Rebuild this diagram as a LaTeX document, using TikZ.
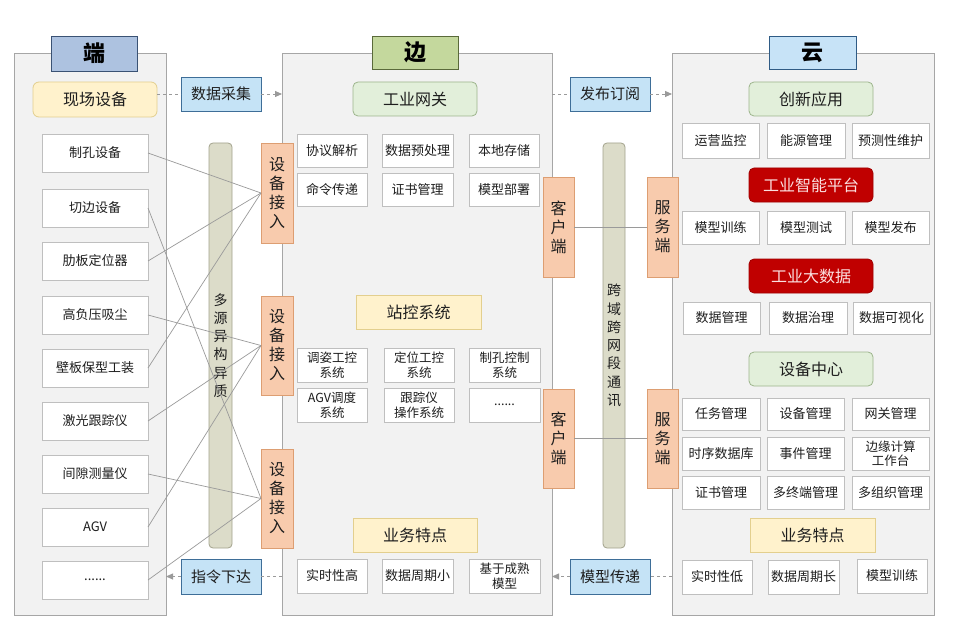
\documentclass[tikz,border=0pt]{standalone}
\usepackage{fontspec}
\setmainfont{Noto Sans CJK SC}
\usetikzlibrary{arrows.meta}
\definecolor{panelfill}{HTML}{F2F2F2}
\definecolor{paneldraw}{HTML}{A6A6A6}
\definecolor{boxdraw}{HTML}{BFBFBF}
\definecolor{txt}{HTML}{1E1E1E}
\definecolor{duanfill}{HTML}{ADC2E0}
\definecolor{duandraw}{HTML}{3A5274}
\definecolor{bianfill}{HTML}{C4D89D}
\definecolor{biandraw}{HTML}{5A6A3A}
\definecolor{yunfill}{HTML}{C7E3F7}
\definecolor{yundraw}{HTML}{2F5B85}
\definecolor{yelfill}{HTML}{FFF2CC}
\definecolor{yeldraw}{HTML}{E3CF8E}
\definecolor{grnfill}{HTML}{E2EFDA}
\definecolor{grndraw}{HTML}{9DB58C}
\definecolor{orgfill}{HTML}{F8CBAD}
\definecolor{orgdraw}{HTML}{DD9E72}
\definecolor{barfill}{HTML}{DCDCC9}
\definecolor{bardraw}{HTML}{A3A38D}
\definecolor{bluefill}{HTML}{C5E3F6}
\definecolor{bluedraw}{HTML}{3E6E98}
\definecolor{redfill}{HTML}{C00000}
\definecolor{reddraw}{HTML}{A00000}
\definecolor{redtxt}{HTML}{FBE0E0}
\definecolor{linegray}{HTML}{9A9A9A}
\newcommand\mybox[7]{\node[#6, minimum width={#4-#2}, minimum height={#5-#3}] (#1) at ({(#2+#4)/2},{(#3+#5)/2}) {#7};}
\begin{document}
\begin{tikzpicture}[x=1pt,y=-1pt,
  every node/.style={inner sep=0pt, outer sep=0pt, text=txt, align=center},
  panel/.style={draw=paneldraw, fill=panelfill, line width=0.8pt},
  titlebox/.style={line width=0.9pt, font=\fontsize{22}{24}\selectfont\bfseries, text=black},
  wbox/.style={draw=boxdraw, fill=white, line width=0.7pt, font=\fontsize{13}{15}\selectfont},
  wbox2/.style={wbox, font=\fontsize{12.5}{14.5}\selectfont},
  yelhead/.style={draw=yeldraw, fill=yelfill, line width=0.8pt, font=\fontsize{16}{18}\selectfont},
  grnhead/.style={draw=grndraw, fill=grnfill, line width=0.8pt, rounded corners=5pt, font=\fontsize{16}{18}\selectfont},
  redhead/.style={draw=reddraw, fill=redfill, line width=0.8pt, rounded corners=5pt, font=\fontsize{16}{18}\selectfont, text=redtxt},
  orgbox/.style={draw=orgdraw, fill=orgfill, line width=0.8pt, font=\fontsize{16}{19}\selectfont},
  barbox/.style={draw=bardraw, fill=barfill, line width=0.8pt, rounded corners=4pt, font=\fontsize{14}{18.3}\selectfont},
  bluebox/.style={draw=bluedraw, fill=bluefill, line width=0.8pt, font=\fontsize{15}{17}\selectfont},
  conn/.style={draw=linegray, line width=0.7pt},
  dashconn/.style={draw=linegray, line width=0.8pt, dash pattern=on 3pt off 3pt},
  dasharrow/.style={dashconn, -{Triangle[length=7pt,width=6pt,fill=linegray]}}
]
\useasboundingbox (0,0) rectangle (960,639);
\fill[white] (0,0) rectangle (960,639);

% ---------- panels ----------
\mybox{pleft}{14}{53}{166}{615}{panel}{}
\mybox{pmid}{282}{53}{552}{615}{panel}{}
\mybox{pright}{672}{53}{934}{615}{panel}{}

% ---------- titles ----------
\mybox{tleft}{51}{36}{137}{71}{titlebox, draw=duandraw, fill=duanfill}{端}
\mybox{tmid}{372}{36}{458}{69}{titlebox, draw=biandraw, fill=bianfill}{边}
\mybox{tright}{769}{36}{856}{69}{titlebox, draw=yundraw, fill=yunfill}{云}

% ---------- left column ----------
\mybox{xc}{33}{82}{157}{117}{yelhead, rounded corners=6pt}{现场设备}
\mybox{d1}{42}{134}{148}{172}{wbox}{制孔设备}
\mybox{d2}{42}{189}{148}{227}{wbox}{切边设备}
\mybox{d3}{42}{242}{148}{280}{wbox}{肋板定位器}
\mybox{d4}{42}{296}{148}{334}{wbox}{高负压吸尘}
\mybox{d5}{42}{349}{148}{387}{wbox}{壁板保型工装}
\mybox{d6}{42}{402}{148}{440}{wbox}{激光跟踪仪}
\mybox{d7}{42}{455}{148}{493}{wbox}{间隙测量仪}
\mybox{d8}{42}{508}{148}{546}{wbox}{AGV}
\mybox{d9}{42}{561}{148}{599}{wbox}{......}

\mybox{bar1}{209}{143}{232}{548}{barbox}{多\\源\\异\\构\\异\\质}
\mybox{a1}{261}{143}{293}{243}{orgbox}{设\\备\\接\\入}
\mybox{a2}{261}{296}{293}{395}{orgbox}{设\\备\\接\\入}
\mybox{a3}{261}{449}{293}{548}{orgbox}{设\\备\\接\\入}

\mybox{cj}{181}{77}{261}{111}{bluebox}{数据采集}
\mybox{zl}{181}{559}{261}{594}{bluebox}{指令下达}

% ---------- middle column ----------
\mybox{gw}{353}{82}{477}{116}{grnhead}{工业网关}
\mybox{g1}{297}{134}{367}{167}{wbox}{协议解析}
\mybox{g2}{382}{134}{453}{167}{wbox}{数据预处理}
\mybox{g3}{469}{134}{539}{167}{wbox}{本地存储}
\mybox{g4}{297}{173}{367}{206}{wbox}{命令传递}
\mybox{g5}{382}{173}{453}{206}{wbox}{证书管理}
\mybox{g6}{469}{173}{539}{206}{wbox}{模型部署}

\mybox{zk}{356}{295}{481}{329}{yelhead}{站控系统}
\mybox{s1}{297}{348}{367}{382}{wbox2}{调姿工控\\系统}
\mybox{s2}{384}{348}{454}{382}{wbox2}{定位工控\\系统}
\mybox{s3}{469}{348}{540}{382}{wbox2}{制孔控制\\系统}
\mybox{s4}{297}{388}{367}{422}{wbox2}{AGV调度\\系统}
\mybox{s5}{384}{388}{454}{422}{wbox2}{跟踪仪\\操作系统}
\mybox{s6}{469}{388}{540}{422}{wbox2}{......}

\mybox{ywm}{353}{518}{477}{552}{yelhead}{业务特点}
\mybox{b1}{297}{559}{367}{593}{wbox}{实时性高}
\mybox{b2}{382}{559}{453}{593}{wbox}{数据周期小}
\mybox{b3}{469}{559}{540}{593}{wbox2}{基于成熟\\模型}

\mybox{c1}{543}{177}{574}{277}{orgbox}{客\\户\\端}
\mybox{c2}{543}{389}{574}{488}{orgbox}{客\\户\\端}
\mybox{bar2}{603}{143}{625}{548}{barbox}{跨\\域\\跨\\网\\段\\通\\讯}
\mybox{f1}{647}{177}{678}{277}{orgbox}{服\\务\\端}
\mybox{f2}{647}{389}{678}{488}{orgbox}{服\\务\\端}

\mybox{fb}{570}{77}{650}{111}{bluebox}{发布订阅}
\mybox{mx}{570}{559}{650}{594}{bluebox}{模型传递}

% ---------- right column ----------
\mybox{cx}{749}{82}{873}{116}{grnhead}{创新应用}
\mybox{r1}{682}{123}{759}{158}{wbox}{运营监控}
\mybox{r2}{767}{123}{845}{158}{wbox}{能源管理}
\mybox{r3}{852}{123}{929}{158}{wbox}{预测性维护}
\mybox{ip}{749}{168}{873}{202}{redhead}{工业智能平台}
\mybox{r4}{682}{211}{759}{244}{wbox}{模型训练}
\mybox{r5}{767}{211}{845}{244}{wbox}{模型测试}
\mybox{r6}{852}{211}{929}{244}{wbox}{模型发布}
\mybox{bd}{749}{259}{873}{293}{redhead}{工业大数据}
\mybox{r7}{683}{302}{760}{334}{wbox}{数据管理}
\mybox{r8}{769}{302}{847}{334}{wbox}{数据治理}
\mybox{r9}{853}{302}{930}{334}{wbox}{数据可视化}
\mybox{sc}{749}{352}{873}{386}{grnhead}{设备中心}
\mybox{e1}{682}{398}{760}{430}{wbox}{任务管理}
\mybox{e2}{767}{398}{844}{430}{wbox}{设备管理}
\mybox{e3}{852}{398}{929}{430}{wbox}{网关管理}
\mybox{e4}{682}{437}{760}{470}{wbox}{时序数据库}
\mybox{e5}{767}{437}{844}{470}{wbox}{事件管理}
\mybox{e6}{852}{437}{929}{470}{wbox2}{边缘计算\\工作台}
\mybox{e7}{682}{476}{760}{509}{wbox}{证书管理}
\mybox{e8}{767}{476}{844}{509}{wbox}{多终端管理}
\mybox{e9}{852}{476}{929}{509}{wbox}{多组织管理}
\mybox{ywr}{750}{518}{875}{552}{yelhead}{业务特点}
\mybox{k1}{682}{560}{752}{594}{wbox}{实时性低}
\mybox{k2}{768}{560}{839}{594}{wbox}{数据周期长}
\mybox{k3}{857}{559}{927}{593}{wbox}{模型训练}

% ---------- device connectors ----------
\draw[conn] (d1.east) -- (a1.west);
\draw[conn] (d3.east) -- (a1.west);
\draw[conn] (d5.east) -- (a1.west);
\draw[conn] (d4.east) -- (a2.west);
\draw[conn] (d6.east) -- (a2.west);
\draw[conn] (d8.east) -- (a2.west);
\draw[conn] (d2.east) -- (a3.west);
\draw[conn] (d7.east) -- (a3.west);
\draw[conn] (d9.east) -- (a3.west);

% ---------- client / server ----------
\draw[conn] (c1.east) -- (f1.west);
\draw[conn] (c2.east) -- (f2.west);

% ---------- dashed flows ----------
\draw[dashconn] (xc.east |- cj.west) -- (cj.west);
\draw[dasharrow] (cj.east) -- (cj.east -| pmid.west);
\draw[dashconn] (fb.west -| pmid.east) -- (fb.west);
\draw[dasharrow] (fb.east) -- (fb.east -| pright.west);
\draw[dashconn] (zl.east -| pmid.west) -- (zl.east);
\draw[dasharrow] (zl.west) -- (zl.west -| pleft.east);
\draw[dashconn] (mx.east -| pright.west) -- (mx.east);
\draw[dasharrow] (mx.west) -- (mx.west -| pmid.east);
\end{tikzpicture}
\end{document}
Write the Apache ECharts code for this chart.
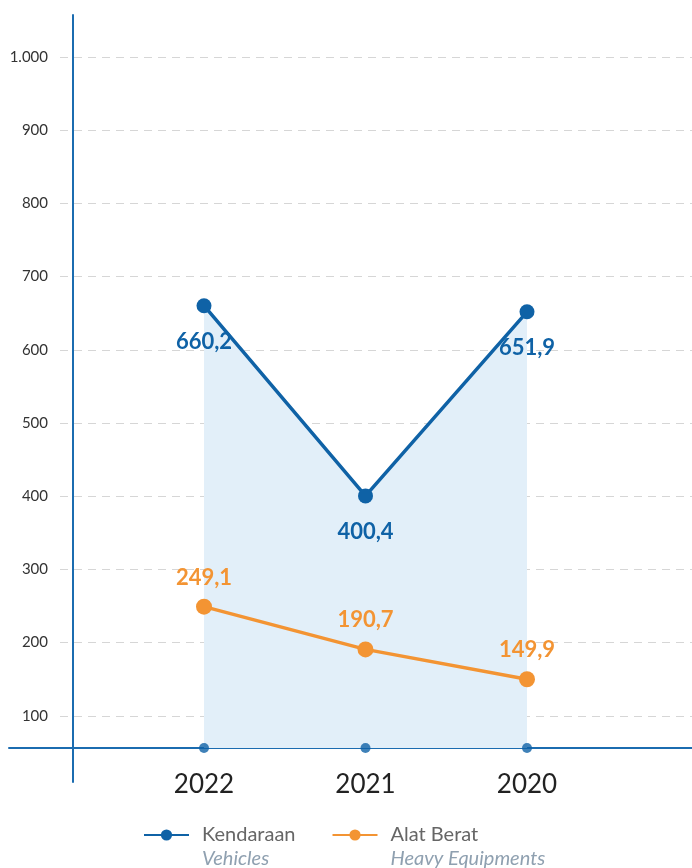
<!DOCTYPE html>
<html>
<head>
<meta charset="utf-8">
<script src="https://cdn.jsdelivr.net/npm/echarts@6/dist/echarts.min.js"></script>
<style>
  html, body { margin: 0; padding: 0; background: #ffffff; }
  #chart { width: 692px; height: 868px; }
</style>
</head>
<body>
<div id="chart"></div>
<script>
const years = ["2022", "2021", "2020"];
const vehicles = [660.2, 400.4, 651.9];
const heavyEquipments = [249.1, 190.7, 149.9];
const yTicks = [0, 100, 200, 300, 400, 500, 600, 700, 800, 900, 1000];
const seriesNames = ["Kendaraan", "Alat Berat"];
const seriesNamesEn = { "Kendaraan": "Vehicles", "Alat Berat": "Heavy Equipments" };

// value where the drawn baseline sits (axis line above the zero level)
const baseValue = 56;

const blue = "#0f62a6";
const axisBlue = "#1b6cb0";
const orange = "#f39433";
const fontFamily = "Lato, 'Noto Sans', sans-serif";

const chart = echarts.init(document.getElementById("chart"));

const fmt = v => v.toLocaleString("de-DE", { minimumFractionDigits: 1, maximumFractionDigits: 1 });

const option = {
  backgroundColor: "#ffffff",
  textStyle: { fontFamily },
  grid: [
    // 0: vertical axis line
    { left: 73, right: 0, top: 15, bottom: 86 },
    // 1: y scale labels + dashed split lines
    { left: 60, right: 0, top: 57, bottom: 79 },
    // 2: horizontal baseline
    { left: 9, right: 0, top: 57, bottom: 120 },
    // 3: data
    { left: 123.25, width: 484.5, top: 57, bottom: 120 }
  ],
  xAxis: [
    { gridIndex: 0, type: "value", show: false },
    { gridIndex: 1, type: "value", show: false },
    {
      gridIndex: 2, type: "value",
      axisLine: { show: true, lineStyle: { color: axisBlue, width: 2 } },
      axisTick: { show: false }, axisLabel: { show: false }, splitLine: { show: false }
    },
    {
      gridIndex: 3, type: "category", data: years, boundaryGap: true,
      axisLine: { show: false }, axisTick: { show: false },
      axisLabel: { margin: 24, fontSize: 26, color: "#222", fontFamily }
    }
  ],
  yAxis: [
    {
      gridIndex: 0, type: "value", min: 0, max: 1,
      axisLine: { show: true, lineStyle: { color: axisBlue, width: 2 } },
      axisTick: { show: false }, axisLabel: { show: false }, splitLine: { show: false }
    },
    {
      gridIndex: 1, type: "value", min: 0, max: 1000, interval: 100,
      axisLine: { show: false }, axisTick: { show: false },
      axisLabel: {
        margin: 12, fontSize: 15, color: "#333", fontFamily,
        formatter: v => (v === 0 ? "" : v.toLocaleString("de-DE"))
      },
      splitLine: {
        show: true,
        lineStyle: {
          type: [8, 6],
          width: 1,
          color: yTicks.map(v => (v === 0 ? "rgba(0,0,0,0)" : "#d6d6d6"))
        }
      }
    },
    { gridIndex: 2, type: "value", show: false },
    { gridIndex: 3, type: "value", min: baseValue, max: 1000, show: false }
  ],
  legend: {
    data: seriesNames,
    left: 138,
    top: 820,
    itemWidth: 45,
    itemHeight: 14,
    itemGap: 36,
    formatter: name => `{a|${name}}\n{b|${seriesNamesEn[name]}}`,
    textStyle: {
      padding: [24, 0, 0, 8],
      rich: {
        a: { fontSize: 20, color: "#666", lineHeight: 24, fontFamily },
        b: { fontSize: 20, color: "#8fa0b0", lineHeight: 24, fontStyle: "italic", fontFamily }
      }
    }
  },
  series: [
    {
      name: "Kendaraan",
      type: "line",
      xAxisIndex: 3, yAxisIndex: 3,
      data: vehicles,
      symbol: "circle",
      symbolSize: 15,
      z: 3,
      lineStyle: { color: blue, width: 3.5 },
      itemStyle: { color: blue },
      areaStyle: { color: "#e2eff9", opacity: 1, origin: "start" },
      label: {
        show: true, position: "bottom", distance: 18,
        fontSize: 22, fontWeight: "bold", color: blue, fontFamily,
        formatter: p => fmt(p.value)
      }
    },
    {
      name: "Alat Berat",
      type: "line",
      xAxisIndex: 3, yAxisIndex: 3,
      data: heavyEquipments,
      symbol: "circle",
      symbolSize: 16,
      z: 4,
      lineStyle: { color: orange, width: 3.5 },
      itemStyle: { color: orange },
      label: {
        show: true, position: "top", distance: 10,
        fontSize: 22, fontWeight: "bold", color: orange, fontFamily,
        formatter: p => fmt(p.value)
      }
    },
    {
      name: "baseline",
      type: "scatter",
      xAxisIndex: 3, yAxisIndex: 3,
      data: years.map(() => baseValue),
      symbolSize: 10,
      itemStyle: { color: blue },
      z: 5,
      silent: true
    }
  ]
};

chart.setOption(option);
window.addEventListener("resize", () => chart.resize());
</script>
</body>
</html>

════════════════

# What is being asked:
List the lines that contain the word "this".

# Reply to the task:
Rebuild this diagram as a LaTeX document, using TikZ.
Write the Apache ECharts code for this chart.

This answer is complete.